* _WHAT THE TASK ASKS_:
Your task is to copy the listing exactly, with the pictures left out.
** Begin DATA **
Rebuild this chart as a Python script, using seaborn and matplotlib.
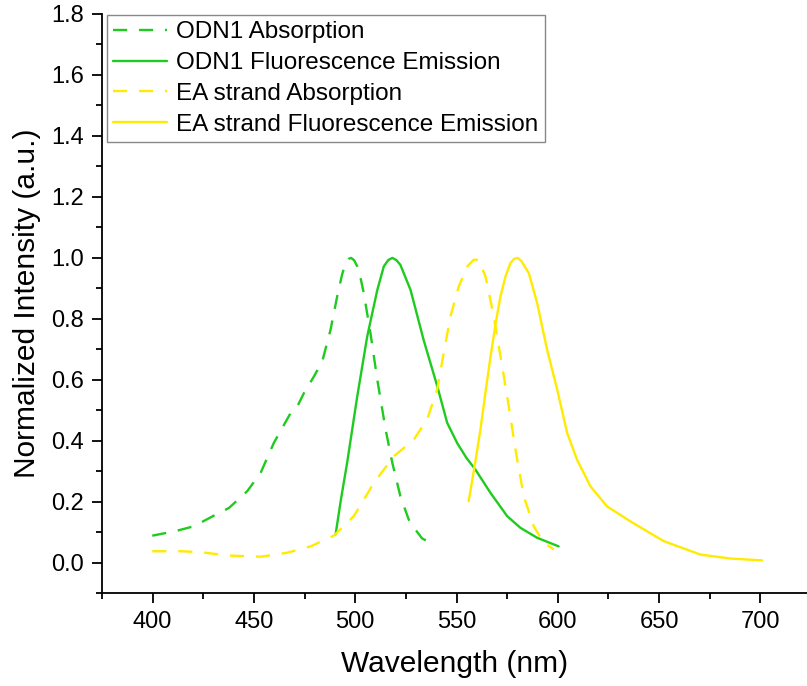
import matplotlib
matplotlib.use("Agg")
import matplotlib.pyplot as plt
import seaborn as sns
import pandas as pd
from matplotlib.ticker import MultipleLocator

# ---- data ----
odn1_abs_wl = [399.8, 411.3, 420.4, 430.3, 437.7, 446.7, 453.3, 459.8, 468.0, 471.4, 474.7,
               479.6, 483.7, 487.8, 491.1, 493.5, 495.2, 496.8, 498.0, 499.5, 501.0, 502.6,
               504.2, 507.5, 510.9, 515.0, 518.3, 522.3, 526.4, 529.7, 533.0, 537.1]
odn1_abs_val = [0.089, 0.104, 0.120, 0.155, 0.180, 0.235, 0.295, 0.393, 0.490, 0.513, 0.557,
                0.611, 0.660, 0.764, 0.874, 0.945, 0.983, 0.997, 1.000, 0.992, 0.972, 0.935,
                0.885, 0.754, 0.600, 0.437, 0.328, 0.218, 0.142, 0.109, 0.080, 0.066]

odn1_em_wl = [490.3, 493.0, 496.0, 501.0, 505.9, 510.9, 514.1, 516.3, 518.3, 520.3, 522.3,
              527.3, 533.8, 540.5, 545.4, 550.3, 554.8, 559.3, 566.8, 575.0, 581.5, 589.8,
              600.4]
odn1_em_val = [0.093, 0.210, 0.328, 0.546, 0.742, 0.895, 0.972, 0.993, 1.000, 0.993, 0.977,
               0.895, 0.730, 0.579, 0.459, 0.393, 0.345, 0.306, 0.229, 0.153, 0.115, 0.082,
               0.054]

ea_abs_wl = [399.8, 413.8, 423.7, 436.9, 453.3, 466.4, 478.0, 489.4, 499.3, 509.2, 519.0,
             528.9, 535.5, 540.5, 544.0, 547.0, 551.1, 555.3, 558.5, 561.0, 564.3, 568.4,
             571.7, 575.0, 579.1, 583.2, 588.1, 593.0, 598.0]
ea_abs_val = [0.038, 0.038, 0.035, 0.024, 0.020, 0.033, 0.054, 0.089, 0.153, 0.262, 0.349,
              0.404, 0.470, 0.570, 0.700, 0.808, 0.906, 0.972, 0.994, 0.994, 0.939, 0.808,
              0.677, 0.546, 0.371, 0.218, 0.120, 0.066, 0.044]

ea_em_wl = [556.0, 559.0, 561.8, 564.3, 566.8, 569.3, 571.7, 574.2, 576.6, 578.4, 580.2,
            582.0, 585.7, 589.8, 594.7, 599.7, 604.6, 609.5, 616.1, 624.3, 635.8, 652.3,
            670.4, 685.2, 700.8]
ea_em_val = [0.202, 0.320, 0.437, 0.560, 0.677, 0.785, 0.874, 0.940, 0.983, 0.997, 1.000,
             0.990, 0.950, 0.852, 0.699, 0.568, 0.426, 0.338, 0.251, 0.185, 0.136, 0.071,
             0.027, 0.014, 0.008]

labels = ["ODN1 Absorption", "ODN1 Fluorescence Emission",
          "EA strand Absorption", "EA strand Fluorescence Emission"]
x_ticks = [400, 450, 500, 550, 600, 650, 700]
y_ticks = [0.0, 0.2, 0.4, 0.6, 0.8, 1.0, 1.2, 1.4, 1.6, 1.8]

GREEN = "#1ecb1e"
YELLOW = "#ffeb00"

sns.set_style("ticks")
plt.rcParams["font.family"] = ["Liberation Sans", "DejaVu Sans"]
plt.rcParams["text.color"] = "black"
plt.rcParams["axes.labelcolor"] = "black"

fig = plt.figure(figsize=(8.07, 6.86), dpi=100)
ax = fig.add_axes([102 / 807, (686 - 593.3) / 686, 1 - 102 / 807, (593.3 - 14) / 686])

series = [
    (odn1_abs_wl, odn1_abs_val, GREEN, (0, (6, 5))),
    (odn1_em_wl, odn1_em_val, GREEN, "-"),
    (ea_abs_wl, ea_abs_val, YELLOW, (0, (6, 5))),
    (ea_em_wl, ea_em_val, YELLOW, "-"),
]
for (wl, val, col, ls), lab in zip(series, labels):
    df = pd.DataFrame({"wl": wl, "val": val})
    sns.lineplot(data=df, x="wl", y="val", ax=ax, color=col, linestyle=ls,
                 linewidth=1.7, label=lab)

ax.set_xlim(375, 723)
ax.set_ylim(-0.1, 1.8)
ax.set_xticks(x_ticks)
ax.set_yticks(y_ticks)
ax.set_yticklabels([f"{t:.1f}" for t in y_ticks])
ax.xaxis.set_minor_locator(MultipleLocator(25))
ax.yaxis.set_minor_locator(MultipleLocator(0.1))
ax.tick_params(axis="both", which="major", direction="out", length=7, width=1.3,
               labelsize=17, pad=6, color="black", labelcolor="black")
ax.tick_params(axis="both", which="minor", direction="out", length=4.5, width=1.3,
               color="black")
for s in ["top", "right"]:
    ax.spines[s].set_visible(False)
for s in ["left", "bottom"]:
    ax.spines[s].set_linewidth(1.3)
    ax.spines[s].set_color("black")

ax.set_xlabel("Wavelength (nm)", fontsize=21.5, labelpad=12, color="black")
ax.set_ylabel("Normalized Intensity (a.u.)", fontsize=21.5, labelpad=7, color="black")

leg = ax.legend(loc="upper left", bbox_to_anchor=(0.0067, 0.998), borderaxespad=0,
                fontsize=17.5, frameon=True, fancybox=False, framealpha=1,
                edgecolor="#888888", handlelength=2.25, handletextpad=0.36,
                labelspacing=0.36, borderpad=0.25, labelcolor="black")
leg.get_frame().set_linewidth(1.0)

fig.savefig("out.png", dpi=100)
** End DATA **
* _TASK ANSWER_:
Rebuild this chart as a Python script, using seaborn and matplotlib.
import matplotlib
matplotlib.use("Agg")
import matplotlib.pyplot as plt
import seaborn as sns
import pandas as pd
from matplotlib.ticker import MultipleLocator

# ---- data ----
odn1_abs_wl = [399.8, 411.3, 420.4, 430.3, 437.7, 446.7, 453.3, 459.8, 468.0, 471.4, 474.7,
               479.6, 483.7, 487.8, 491.1, 493.5, 495.2, 496.8, 498.0, 499.5, 501.0, 502.6,
               504.2, 507.5, 510.9, 515.0, 518.3, 522.3, 526.4, 529.7, 533.0, 537.1]
odn1_abs_val = [0.089, 0.104, 0.120, 0.155, 0.180, 0.235, 0.295, 0.393, 0.490, 0.513, 0.557,
                0.611, 0.660, 0.764, 0.874, 0.945, 0.983, 0.997, 1.000, 0.992, 0.972, 0.935,
                0.885, 0.754, 0.600, 0.437, 0.328, 0.218, 0.142, 0.109, 0.080, 0.066]

odn1_em_wl = [490.3, 493.0, 496.0, 501.0, 505.9, 510.9, 514.1, 516.3, 518.3, 520.3, 522.3,
              527.3, 533.8, 540.5, 545.4, 550.3, 554.8, 559.3, 566.8, 575.0, 581.5, 589.8,
              600.4]
odn1_em_val = [0.093, 0.210, 0.328, 0.546, 0.742, 0.895, 0.972, 0.993, 1.000, 0.993, 0.977,
               0.895, 0.730, 0.579, 0.459, 0.393, 0.345, 0.306, 0.229, 0.153, 0.115, 0.082,
               0.054]

ea_abs_wl = [399.8, 413.8, 423.7, 436.9, 453.3, 466.4, 478.0, 489.4, 499.3, 509.2, 519.0,
             528.9, 535.5, 540.5, 544.0, 547.0, 551.1, 555.3, 558.5, 561.0, 564.3, 568.4,
             571.7, 575.0, 579.1, 583.2, 588.1, 593.0, 598.0]
ea_abs_val = [0.038, 0.038, 0.035, 0.024, 0.020, 0.033, 0.054, 0.089, 0.153, 0.262, 0.349,
              0.404, 0.470, 0.570, 0.700, 0.808, 0.906, 0.972, 0.994, 0.994, 0.939, 0.808,
              0.677, 0.546, 0.371, 0.218, 0.120, 0.066, 0.044]

ea_em_wl = [556.0, 559.0, 561.8, 564.3, 566.8, 569.3, 571.7, 574.2, 576.6, 578.4, 580.2,
            582.0, 585.7, 589.8, 594.7, 599.7, 604.6, 609.5, 616.1, 624.3, 635.8, 652.3,
            670.4, 685.2, 700.8]
ea_em_val = [0.202, 0.320, 0.437, 0.560, 0.677, 0.785, 0.874, 0.940, 0.983, 0.997, 1.000,
             0.990, 0.950, 0.852, 0.699, 0.568, 0.426, 0.338, 0.251, 0.185, 0.136, 0.071,
             0.027, 0.014, 0.008]

labels = ["ODN1 Absorption", "ODN1 Fluorescence Emission",
          "EA strand Absorption", "EA strand Fluorescence Emission"]
x_ticks = [400, 450, 500, 550, 600, 650, 700]
y_ticks = [0.0, 0.2, 0.4, 0.6, 0.8, 1.0, 1.2, 1.4, 1.6, 1.8]

GREEN = "#1ecb1e"
YELLOW = "#ffeb00"

sns.set_style("ticks")
plt.rcParams["font.family"] = ["Liberation Sans", "DejaVu Sans"]
plt.rcParams["text.color"] = "black"
plt.rcParams["axes.labelcolor"] = "black"

fig = plt.figure(figsize=(8.07, 6.86), dpi=100)
ax = fig.add_axes([102 / 807, (686 - 593.3) / 686, 1 - 102 / 807, (593.3 - 14) / 686])

series = [
    (odn1_abs_wl, odn1_abs_val, GREEN, (0, (6, 5))),
    (odn1_em_wl, odn1_em_val, GREEN, "-"),
    (ea_abs_wl, ea_abs_val, YELLOW, (0, (6, 5))),
    (ea_em_wl, ea_em_val, YELLOW, "-"),
]
for (wl, val, col, ls), lab in zip(series, labels):
    df = pd.DataFrame({"wl": wl, "val": val})
    sns.lineplot(data=df, x="wl", y="val", ax=ax, color=col, linestyle=ls,
                 linewidth=1.7, label=lab)

ax.set_xlim(375, 723)
ax.set_ylim(-0.1, 1.8)
ax.set_xticks(x_ticks)
ax.set_yticks(y_ticks)
ax.set_yticklabels([f"{t:.1f}" for t in y_ticks])
ax.xaxis.set_minor_locator(MultipleLocator(25))
ax.yaxis.set_minor_locator(MultipleLocator(0.1))
ax.tick_params(axis="both", which="major", direction="out", length=7, width=1.3,
               labelsize=17, pad=6, color="black", labelcolor="black")
ax.tick_params(axis="both", which="minor", direction="out", length=4.5, width=1.3,
               color="black")
for s in ["top", "right"]:
    ax.spines[s].set_visible(False)
for s in ["left", "bottom"]:
    ax.spines[s].set_linewidth(1.3)
    ax.spines[s].set_color("black")

ax.set_xlabel("Wavelength (nm)", fontsize=21.5, labelpad=12, color="black")
ax.set_ylabel("Normalized Intensity (a.u.)", fontsize=21.5, labelpad=7, color="black")

leg = ax.legend(loc="upper left", bbox_to_anchor=(0.0067, 0.998), borderaxespad=0,
                fontsize=17.5, frameon=True, fancybox=False, framealpha=1,
                edgecolor="#888888", handlelength=2.25, handletextpad=0.36,
                labelspacing=0.36, borderpad=0.25, labelcolor="black")
leg.get_frame().set_linewidth(1.0)

fig.savefig("out.png", dpi=100)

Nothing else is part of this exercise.